Никита Алексеев сделал серию очень остроумных рисунков и комиксов со ссылками на работы других художников и усыпал пол помещения, где он их развесил, – а оно было по соседству с Николиным – листьями. В центре, среди листьев, помещалось два кресла, в которых можно было посидеть и побеседовать. Иногда Никита целыми днями сидел в этой комнате и что-то писал, но время от времени вдруг превращался в вожака веселой банды.
В одной из инсталляций Сергея Ануфриева было несколько игрушечных металлических кроватей, напоминающих больничные. Кровати эти стояли на кусочках сахара, и называлось все это Zucherdiabett (смешение немецких слов «диабет» и «кровать»). Тут слышались отголоски наркотического опыта – тех услад жизни, которые приводят в больницу. В другой инсталляции он использовал несколько игрушечных грузовиков, замотав платками кабины, что вызывало ассоциации с мощными тетками, – почему-то всегда в платках, – которые метут улицы или моют полы в московских подъездах, и содержало ироническую ссылку на многочисленные изображения таких женщин в работах художников-соцреалистов. Когда Ануфриева спрашивали, он признавался, что ужасно боится этих женщин. Он всегда любил игру. «Не верьте мне», – обычно говорил он, а потом выдавал какие-нибудь фальшивые признания или ложные ключи к своим работам. Чуть позади Ануфриева, слегка нависая над ним и сутулясь, неизменно находился Паша Пепперштейн, следовавший за ним, как щенок-переросток.
Сергея Воронцова и Кости Звездочетова не было среди тех, кого изначально пригласили участвовать в «ИсKunstво», но в последнюю минуту приехали и они, и их тоже пригласили выставиться. Воронцов сделал рисунки на полосках бумаги. Костя приехал прямо из Граца, где выставка его работ про мифическую страну Пердо имела огромный успех. В Берлине он построил из картонных коробок модель Венеции – коробки были приклеены скотчем к жердям и установлены поверх перевернутых холодильников, наполненных водой.
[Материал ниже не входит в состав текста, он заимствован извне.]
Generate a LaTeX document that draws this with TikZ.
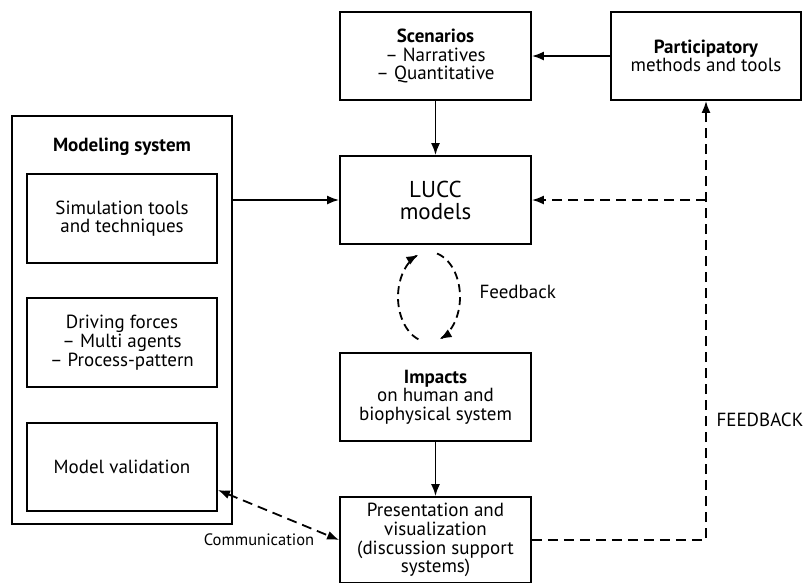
\documentclass[tikz,border=0pt]{standalone}
\usepackage{fontspec}
\setmainfont{PT Sans}
\usetikzlibrary{arrows.meta}
\begin{document}
\begin{tikzpicture}[x=1pt,y=-1pt,
  txt/.style={font=\fontsize{19}{18.7}\selectfont},
  box/.style={txt, draw, line width=1.8pt, align=center, inner sep=0pt,
    minimum width=191pt, minimum height=88pt},
  sidebox/.style={box, minimum width=190pt, minimum height=89pt},
  frame/.style={draw, line width=2.6pt, inner sep=0pt,
    minimum width=220pt, minimum height=408pt},
  arr/.style={line width=1.8pt, -{Latex[length=12pt,width=9pt]}},
  darr/.style={arr, dash pattern=on 10pt off 6pt},
  dline/.style={line width=1.8pt, dash pattern=on 10pt off 6pt}]
\useasboundingbox (0,0) rectangle (810,582);

% right-hand column
\node[box] (scen) at (435.5,56) {\textbf{Scenarios}\\– Narratives\\– Quantitative};
\node[box, minimum width=190pt] (part) at (706,56) {\textbf{Participatory}\\methods and tools};
\node[box, font=\fontsize{23}{22}\selectfont] (lucc) at (435.5,200) {LUCC\\models};
\node[box] (imp) at (435.5,397) {\textbf{Impacts}\\on human and\\biophysical system};
\node[box, minimum height=86pt] (pres) at (435.5,540)
  {Presentation and\\visualization\\(discussion support\\systems)};

% modeling system frame
\node[frame] (sys) at (122,320) {};
\node[txt, font=\fontsize{19}{18.7}\selectfont\bfseries] (systitle) at (122,147) {Modeling system};
\node[sidebox] (sim) at (122,218.5) {Simulation tools\\and techniques};
\node[sidebox] (drive) at (122,342.5) {Driving forces\\– Multi agents\\– Process-pattern};
\node[sidebox, minimum height=88pt] (val) at (122,467) {Model validation};

% solid connectors
\draw[arr] (part.west) -- (scen.east);
\draw[arr] (scen.south) -- (lucc.north);
\draw[arr] (sys.east |- lucc.west) -- (lucc.west);
\draw[arr] (imp.south) -- (pres.north);

% FEEDBACK loop on the right
\coordinate (fbjoin) at (part.south |- lucc.east);
\draw[darr] (pres.east) -| (part.south);
\draw[darr] (fbjoin) -- (lucc.east);
\node[txt, anchor=west] (fblabel) at (713,420) {FEEDBACK};

% internal feedback cycle between LUCC models and impacts
\draw[darr, dash pattern=on 8pt off 5pt] plot[domain=110:250, samples=40] ({429+31*cos(\x)}, {297+45*sin(\x)});
\draw[darr, dash pattern=on 8pt off 5pt] plot[domain=285:430, samples=40] ({429+31*cos(\x)}, {297+45*sin(\x)});
\node[txt, anchor=west] (cyclabel) at (476,292) {Feedback};

% communication link
\draw[dline, {Latex[length=12pt,width=9pt]}-{Latex[length=12pt,width=9pt]}]
  ([yshift=-23pt]val.east) -- (pres.west);
\node[txt, font=\fontsize{16.5}{18}\selectfont] (comm) at (259,540) {Communication};
\end{tikzpicture}
\end{document}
Всю ночь перед открытием Костя с двумя большими ведрами носил воду в холодильники, но и когда вернисаж начался и появилась нарядная публика, он все еще бегал туда-сюда с ведрами. Гости вопрошали:
«А кто этот гном с ведрами? Что, здесь нет насоса или чего-нибудь такого?» На самом деле это был такой перформанс внутри работы. В одной из коробок был спрятаны Костины припасы – что-нибудь съестное, зачастую банан. Венеция из картонных ящиков была невообразимо уродливой, она находилась за пределами вокзала и через несколько дней начала разваливаться. Костя сказал: «В Граце мне дали много денег за мои вещи, их купили, потому что людям нравилось, как они выглядят. Это очень хорошо, теперь мне не нужно будет работать ради денег, может быть, целых пять лет. Поэтому сейчас я не хочу думать об эстетике, мне это не интересно».
Вторичные последствия гласности стали полной противоположностью ее первых последствий, они несли в себе опасность для художников, чья сила состояла в сопротивлении тому, что теперь превратилось в слабые попытки давления. Первым признаком перемен для советских художников стало увеличение зрительской аудитории. Но следом за этим пришло и увеличение возможностей выбора, расширение границ опыта. Парадоксальность ситуации не укрылась от художников. Когда они примирились с невозможностью артикулировать свои ценности миру, с которым эти ценности были несовместимы, когда они разработали сложную паутину философских построений, они вдруг очутились на противоположном полюсе. Теперь нужно было попытаться найти понимание в обществе, которое не было заинтересовано в них настолько, чтобы интересоваться какой-то там маскировкой или сложной философской подоплекой. Самые способные (или, может быть, самые приспособляемые) с удивительным изяществом создавали вещи, в которых то, что раньше лишь подразумевалось, становилось очевидным, а то, что раньше было очевидным, оказывалось неявным.
Такое развитие событий требует, чтобы его рассмотрели с точки зрения традиционно принятого в советском авангарде деления смыслов на очевидный, контекстуальный и подавленный. Огромная разница между вымыслами художников и теми, что приписывали им представители власти, состоит в том, что художники считали вымысел неким расширением или маркером правды, а Министерство культуры настаивало на том, что это ее замена.
Конечно, в таких работах решающим элементом была система внутренних ссылок. У недавно получивших свободу художников выстраивалась система новых приоритетов. Художники боялись, что, если их работы будут говорить о секретах, которые никто не сможет понять, работа потеряет смысл, и этот новый страх стал их новой тайной.